• **What you are asked to do**
Pictures are not part of the copy. Retype the lines from the first one through the line that contains "(ack2-b) at (628,350);".

• **Available data**
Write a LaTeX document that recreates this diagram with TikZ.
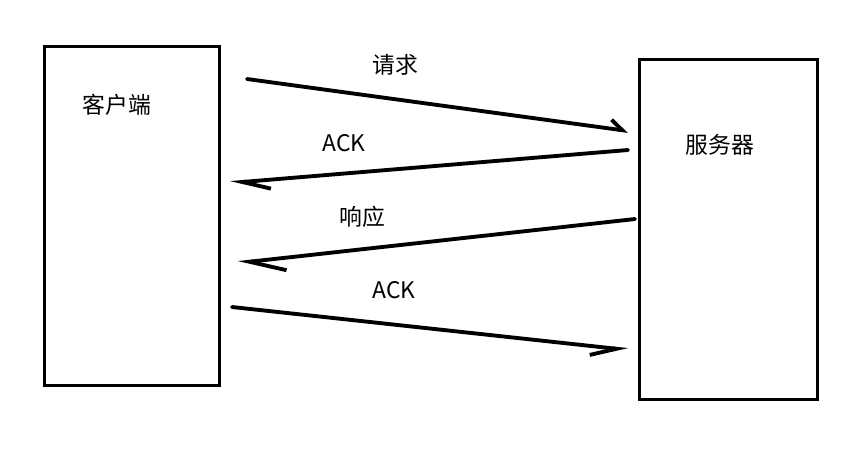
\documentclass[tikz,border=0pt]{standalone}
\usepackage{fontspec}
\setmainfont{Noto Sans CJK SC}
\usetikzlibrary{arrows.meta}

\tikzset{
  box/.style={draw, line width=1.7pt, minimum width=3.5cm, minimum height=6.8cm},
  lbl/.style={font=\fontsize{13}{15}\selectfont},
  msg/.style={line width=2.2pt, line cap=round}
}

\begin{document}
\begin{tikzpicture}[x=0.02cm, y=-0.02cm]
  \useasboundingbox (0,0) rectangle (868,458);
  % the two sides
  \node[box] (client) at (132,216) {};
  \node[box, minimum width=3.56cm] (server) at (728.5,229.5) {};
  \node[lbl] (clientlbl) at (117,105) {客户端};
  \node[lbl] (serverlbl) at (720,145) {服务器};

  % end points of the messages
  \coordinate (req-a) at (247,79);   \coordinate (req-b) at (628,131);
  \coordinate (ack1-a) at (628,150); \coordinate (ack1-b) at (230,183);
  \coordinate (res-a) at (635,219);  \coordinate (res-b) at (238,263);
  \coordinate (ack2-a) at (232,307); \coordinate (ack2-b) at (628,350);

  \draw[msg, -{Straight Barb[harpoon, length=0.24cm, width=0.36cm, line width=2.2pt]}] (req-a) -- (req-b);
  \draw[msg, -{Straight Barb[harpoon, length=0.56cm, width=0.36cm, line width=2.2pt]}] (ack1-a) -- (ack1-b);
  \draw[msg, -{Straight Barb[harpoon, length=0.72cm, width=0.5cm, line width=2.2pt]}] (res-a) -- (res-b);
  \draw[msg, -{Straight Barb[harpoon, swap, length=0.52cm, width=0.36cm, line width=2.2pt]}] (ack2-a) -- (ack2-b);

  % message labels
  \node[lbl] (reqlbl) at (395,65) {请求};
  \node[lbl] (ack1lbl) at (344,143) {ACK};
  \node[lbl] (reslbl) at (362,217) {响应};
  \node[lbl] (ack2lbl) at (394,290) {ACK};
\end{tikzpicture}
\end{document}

• **Task solution**
Write a LaTeX document that recreates this diagram with TikZ.
\documentclass[tikz,border=0pt]{standalone}
\usepackage{fontspec}
\setmainfont{Noto Sans CJK SC}
\usetikzlibrary{arrows.meta}

\tikzset{
  box/.style={draw, line width=1.7pt, minimum width=3.5cm, minimum height=6.8cm},
  lbl/.style={font=\fontsize{13}{15}\selectfont},
  msg/.style={line width=2.2pt, line cap=round}
}

\begin{document}
\begin{tikzpicture}[x=0.02cm, y=-0.02cm]
  \useasboundingbox (0,0) rectangle (868,458);
  % the two sides
  \node[box] (client) at (132,216) {};
  \node[box, minimum width=3.56cm] (server) at (728.5,229.5) {};
  \node[lbl] (clientlbl) at (117,105) {客户端};
  \node[lbl] (serverlbl) at (720,145) {服务器};

  % end points of the messages
  \coordinate (req-a) at (247,79);   \coordinate (req-b) at (628,131);
  \coordinate (ack1-a) at (628,150); \coordinate (ack1-b) at (230,183);
  \coordinate (res-a) at (635,219);  \coordinate (res-b) at (238,263);
  \coordinate (ack2-a) at (232,307); \coordinate (ack2-b) at (628,350);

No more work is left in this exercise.